Jada Kingdom has turned Damian Marley’s Still Searching into something bigger than a new visual. The official music video, tied to her EP Just A Girl In A Money Man’s World, lands as a deliberate nod to a song that already carried family history, reggae memory, and a built-in argument about identity.

Damian Marley’s version first arrived in 2001 on Halfway Tree, with Yami Bolo and Stephen Marley alongside him, and it was itself a sequel and reworking of Searching, also known as So Much Bubble. That matters because Jada is not just borrowing a familiar title. She is stepping into a track with roots in early-2000s reggae and using it to make a different kind of statement, one centered on confidence, femininity, and control. What she preserves is the weight of the original idea, the emotional pull of searching and self-definition. What she modernizes is the point of view, shifting the song from inherited lineage into her own present-tense authority.

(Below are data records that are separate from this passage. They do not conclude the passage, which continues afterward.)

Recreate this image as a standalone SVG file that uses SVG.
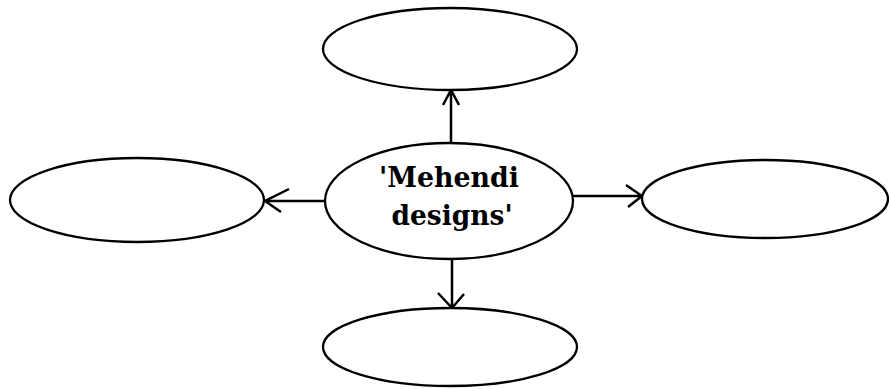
<svg xmlns="http://www.w3.org/2000/svg" width="889" height="389" viewBox="0 0 889 389">
<style>
.n{fill:#fff;stroke:#000;stroke-width:2.3}
.c{fill:none;stroke:#000;stroke-width:2.5;stroke-linecap:butt}
.t{font-family:"DejaVu Serif","Liberation Serif",serif;font-weight:bold;font-size:27px;fill:#000;text-anchor:middle}
</style>
<rect width="889" height="389" fill="#fff"/>
<g id="connectors">
<path class="c" d="M451 143V90M443 105L451 90L459 105"/>
<path class="c" d="M452 260V308M438 293L452 308L464 294"/>
<path class="c" d="M326 201H265M289 189L265 201L281 212"/>
<path class="c" d="M573 196H642M626 185L642 196L628 207"/>
</g>
<g id="center"><ellipse class="n" cx="449" cy="201" rx="124" ry="58"/>
<text class="t" x="449" y="187" textLength="140" lengthAdjust="spacingAndGlyphs">'Mehendi</text>
<text class="t" x="452" y="225" textLength="121" lengthAdjust="spacingAndGlyphs">designs'</text></g>
<g id="top"><ellipse class="n" cx="450" cy="49" rx="127" ry="41"/></g>
<g id="right"><ellipse class="n" cx="765" cy="199" rx="123" ry="39"/></g>
<g id="left"><ellipse class="n" cx="137" cy="200" rx="127" ry="42"/></g>
<g id="bottom"><ellipse class="n" cx="450" cy="347" rx="127" ry="39"/></g>
</svg>
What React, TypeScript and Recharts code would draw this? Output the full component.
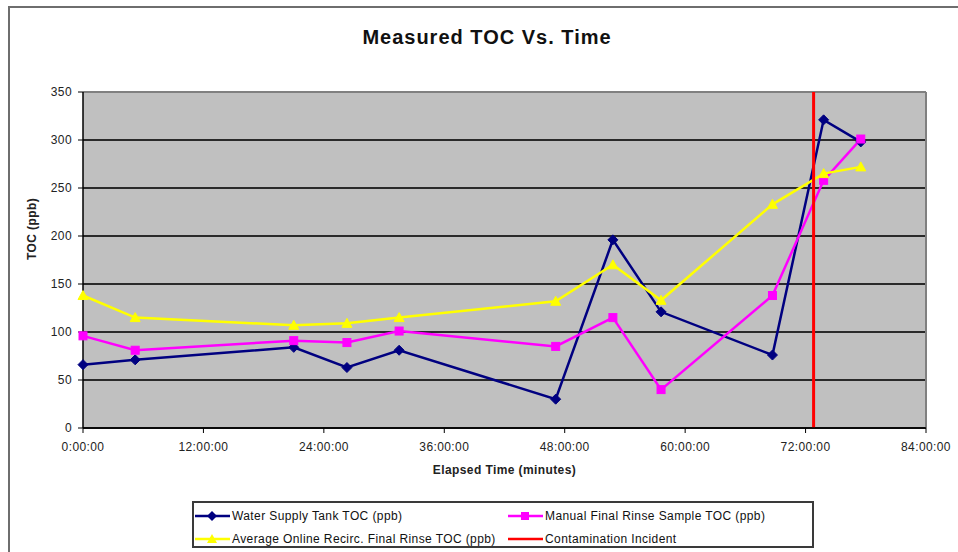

That move fits the broader shape of Jada Kingdom’s recent run. Just A Girl In A Money Man’s World was announced for release on January 21, 2026, and later coverage of New Religion described it as a four-track project featuring Foggieraw. Taken together, the releases show an artist moving between intimacy, desire, reflection, and hard-edged self-possession without losing the core of her voice. The new video is not a side note to that arc. It is part of the same positioning, a way of showing that Jada can work inside reggae history without sounding trapped by it.

The momentum has not stayed in the studio. Jada recently appeared at Barbados Reggae Weekend after being brought out by Popcaan, and the 2026 edition ran from April 24 to April 26 in Bridgetown-area venues. Organizers said the festival has become a key fixture on Barbados’ entertainment calendar in just three years, which gives her appearance extra visibility in a scene that still rewards live proof as much as digital buzz.

Her next major stop is already booked. City Splash 2026 is set for May 25 at Brockwell Park in London, and listings place Jada Kingdom on a bill with Beres Hammond, Aidonia, Elephant Man, Gyptian, Queen Ifrica, The Congos, Lutan Fyah, and Juls. That kind of pairing says as much as the video does. Jada Kingdom is not only reworking a classic, she is making a case that her name belongs in the same long conversation.